[Records with drawing code]
## begin

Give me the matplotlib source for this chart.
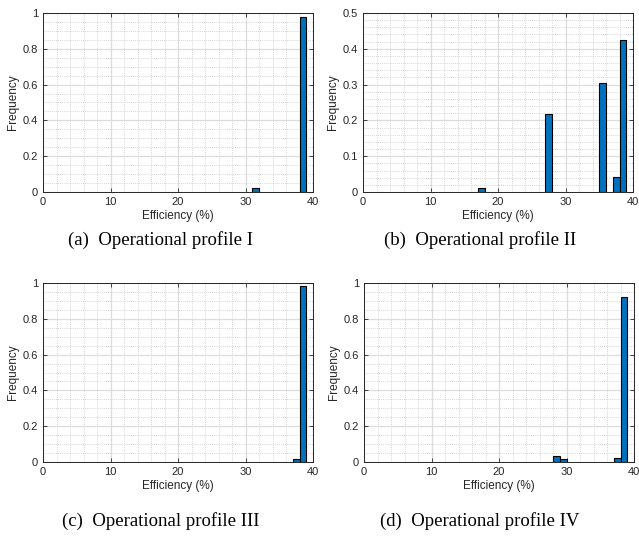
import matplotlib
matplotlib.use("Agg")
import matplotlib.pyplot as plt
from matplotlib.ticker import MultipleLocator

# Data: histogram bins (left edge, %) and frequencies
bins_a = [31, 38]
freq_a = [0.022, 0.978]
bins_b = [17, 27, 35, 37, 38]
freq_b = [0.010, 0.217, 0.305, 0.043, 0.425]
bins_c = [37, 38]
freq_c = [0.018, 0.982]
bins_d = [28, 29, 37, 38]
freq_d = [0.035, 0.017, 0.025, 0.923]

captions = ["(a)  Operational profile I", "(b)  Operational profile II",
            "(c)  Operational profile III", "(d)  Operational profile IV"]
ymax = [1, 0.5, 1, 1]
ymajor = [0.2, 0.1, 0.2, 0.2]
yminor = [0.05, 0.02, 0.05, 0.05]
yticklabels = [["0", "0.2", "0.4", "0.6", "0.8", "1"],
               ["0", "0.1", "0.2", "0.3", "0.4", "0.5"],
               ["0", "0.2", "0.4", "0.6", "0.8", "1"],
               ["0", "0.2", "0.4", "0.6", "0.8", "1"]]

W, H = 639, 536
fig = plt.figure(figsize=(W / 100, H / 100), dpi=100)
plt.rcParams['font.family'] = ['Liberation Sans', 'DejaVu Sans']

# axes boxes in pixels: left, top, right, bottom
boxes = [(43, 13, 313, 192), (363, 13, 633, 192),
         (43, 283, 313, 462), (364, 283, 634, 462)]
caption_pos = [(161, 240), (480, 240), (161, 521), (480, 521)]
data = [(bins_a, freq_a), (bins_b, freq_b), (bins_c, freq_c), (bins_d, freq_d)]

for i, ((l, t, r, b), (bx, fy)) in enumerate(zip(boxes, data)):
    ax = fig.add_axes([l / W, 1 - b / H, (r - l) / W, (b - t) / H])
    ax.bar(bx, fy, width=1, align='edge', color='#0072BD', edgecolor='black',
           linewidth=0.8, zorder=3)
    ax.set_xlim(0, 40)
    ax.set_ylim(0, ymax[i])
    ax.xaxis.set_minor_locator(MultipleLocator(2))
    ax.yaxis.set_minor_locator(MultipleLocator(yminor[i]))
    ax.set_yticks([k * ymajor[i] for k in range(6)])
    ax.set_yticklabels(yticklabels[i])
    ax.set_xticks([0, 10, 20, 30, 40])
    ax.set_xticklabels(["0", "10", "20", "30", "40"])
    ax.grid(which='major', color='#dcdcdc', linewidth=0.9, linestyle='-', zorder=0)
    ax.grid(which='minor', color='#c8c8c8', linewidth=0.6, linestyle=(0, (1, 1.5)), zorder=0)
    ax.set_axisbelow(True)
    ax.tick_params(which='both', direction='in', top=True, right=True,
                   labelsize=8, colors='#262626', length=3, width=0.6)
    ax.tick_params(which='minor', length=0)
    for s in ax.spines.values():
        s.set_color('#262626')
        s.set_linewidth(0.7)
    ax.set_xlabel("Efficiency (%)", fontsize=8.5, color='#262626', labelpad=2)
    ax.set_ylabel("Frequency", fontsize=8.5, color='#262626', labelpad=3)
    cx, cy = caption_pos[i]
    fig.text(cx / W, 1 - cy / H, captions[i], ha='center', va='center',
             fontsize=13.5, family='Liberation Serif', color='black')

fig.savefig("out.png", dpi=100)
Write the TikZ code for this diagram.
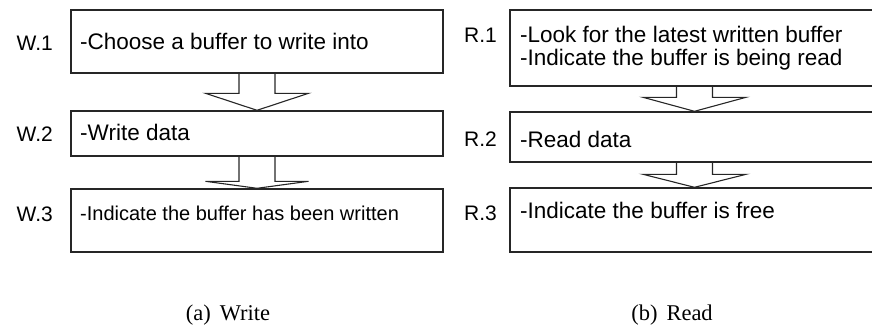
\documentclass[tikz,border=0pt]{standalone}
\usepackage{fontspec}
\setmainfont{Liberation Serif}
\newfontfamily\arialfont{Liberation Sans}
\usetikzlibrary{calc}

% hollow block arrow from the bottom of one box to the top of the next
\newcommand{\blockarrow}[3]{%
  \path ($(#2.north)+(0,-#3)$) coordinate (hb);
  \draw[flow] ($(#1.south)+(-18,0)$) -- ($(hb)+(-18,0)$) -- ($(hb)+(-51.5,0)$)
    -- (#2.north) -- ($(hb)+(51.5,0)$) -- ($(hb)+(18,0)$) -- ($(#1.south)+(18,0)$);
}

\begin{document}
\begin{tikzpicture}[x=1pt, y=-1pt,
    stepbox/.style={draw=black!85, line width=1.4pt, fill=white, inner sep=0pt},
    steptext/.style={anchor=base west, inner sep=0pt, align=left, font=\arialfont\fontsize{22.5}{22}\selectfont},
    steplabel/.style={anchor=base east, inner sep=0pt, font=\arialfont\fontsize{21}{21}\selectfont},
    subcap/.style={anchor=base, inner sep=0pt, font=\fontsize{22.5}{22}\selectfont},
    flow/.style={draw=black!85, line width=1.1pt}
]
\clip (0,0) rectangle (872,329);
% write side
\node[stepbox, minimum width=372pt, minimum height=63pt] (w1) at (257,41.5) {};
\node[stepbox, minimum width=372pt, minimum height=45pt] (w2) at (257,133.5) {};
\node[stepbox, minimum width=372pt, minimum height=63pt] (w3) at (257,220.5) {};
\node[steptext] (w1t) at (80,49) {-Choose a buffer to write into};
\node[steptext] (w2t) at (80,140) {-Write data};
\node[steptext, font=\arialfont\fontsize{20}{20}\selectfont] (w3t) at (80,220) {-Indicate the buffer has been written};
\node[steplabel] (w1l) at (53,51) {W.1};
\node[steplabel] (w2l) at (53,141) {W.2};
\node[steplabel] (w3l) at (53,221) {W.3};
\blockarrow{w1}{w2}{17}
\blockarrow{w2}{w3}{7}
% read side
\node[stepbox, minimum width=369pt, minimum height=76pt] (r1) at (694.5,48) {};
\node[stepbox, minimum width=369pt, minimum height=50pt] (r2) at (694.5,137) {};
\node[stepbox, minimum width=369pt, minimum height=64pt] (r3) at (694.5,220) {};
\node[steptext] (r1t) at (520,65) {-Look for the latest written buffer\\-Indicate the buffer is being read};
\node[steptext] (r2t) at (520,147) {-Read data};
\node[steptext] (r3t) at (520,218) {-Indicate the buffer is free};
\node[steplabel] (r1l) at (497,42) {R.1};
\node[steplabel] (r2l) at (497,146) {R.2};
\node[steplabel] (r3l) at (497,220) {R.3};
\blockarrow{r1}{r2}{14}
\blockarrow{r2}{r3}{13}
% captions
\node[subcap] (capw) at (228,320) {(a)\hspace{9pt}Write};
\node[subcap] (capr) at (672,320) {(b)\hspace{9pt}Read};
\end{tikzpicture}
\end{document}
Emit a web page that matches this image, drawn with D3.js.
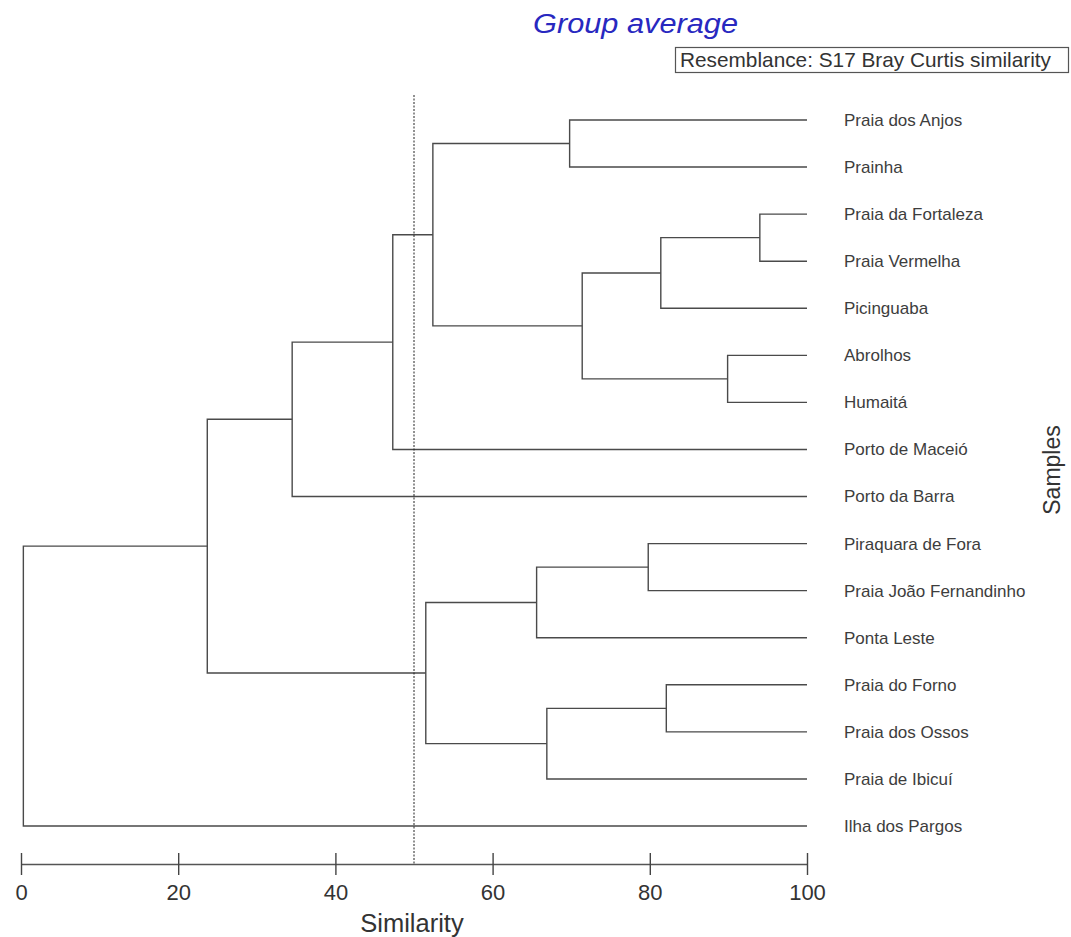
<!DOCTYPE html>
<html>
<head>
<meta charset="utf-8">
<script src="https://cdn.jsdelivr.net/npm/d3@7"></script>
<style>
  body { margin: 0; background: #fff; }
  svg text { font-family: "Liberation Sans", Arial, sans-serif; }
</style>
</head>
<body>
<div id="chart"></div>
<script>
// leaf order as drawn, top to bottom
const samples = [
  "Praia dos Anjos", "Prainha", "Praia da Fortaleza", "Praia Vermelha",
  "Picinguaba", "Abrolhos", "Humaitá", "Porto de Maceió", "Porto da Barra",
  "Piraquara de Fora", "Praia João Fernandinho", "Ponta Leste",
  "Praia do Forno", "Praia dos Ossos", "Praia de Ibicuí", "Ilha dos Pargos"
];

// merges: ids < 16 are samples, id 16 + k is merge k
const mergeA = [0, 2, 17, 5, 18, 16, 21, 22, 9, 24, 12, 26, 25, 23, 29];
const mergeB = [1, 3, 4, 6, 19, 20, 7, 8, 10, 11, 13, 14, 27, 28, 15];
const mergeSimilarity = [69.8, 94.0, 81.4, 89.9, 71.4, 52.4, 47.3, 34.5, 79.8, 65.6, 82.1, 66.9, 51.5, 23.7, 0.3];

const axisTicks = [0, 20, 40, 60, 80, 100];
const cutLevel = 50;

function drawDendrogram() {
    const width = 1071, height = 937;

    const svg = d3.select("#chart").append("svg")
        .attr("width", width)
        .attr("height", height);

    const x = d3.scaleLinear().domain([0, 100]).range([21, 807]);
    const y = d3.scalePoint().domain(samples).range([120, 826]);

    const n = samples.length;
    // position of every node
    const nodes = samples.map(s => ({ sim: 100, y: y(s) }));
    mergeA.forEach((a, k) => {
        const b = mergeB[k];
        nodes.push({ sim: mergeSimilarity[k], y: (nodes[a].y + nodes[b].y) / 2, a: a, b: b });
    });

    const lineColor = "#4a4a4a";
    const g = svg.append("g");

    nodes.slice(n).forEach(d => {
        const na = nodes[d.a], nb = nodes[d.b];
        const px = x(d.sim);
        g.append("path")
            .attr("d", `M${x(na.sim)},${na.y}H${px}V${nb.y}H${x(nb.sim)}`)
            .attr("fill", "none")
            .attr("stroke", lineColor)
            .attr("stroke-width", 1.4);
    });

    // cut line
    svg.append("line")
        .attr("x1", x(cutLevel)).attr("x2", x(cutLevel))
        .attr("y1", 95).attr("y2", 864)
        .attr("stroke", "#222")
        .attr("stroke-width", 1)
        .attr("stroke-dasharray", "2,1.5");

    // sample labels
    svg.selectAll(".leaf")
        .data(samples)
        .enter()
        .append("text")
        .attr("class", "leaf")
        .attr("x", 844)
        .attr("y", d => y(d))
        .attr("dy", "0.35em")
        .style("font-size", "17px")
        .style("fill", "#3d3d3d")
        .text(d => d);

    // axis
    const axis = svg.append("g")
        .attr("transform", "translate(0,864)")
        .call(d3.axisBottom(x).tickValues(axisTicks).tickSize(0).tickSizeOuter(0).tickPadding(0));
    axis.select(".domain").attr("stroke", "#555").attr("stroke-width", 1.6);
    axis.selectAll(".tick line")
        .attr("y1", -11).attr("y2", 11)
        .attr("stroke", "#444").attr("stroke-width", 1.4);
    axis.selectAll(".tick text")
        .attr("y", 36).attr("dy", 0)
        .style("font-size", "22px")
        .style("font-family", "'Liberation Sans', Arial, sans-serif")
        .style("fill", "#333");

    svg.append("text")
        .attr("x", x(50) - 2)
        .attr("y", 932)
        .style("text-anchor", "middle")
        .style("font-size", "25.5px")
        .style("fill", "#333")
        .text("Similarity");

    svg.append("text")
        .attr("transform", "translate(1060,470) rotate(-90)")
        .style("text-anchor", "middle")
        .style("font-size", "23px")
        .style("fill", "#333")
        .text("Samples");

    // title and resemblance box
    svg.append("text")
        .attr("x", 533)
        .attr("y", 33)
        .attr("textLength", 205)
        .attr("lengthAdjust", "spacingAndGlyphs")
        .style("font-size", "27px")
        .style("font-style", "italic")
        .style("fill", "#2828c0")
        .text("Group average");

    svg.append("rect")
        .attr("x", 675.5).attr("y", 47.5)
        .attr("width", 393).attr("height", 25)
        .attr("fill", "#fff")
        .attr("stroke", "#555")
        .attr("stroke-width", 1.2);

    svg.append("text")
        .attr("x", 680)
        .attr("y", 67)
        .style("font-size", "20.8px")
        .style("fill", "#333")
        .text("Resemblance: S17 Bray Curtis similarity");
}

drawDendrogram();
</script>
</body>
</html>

## end

**What is needed**
Of all the lines in the listing above, how many contain the word "matplotlib"? Answer with the number alone.

**Answer below**
5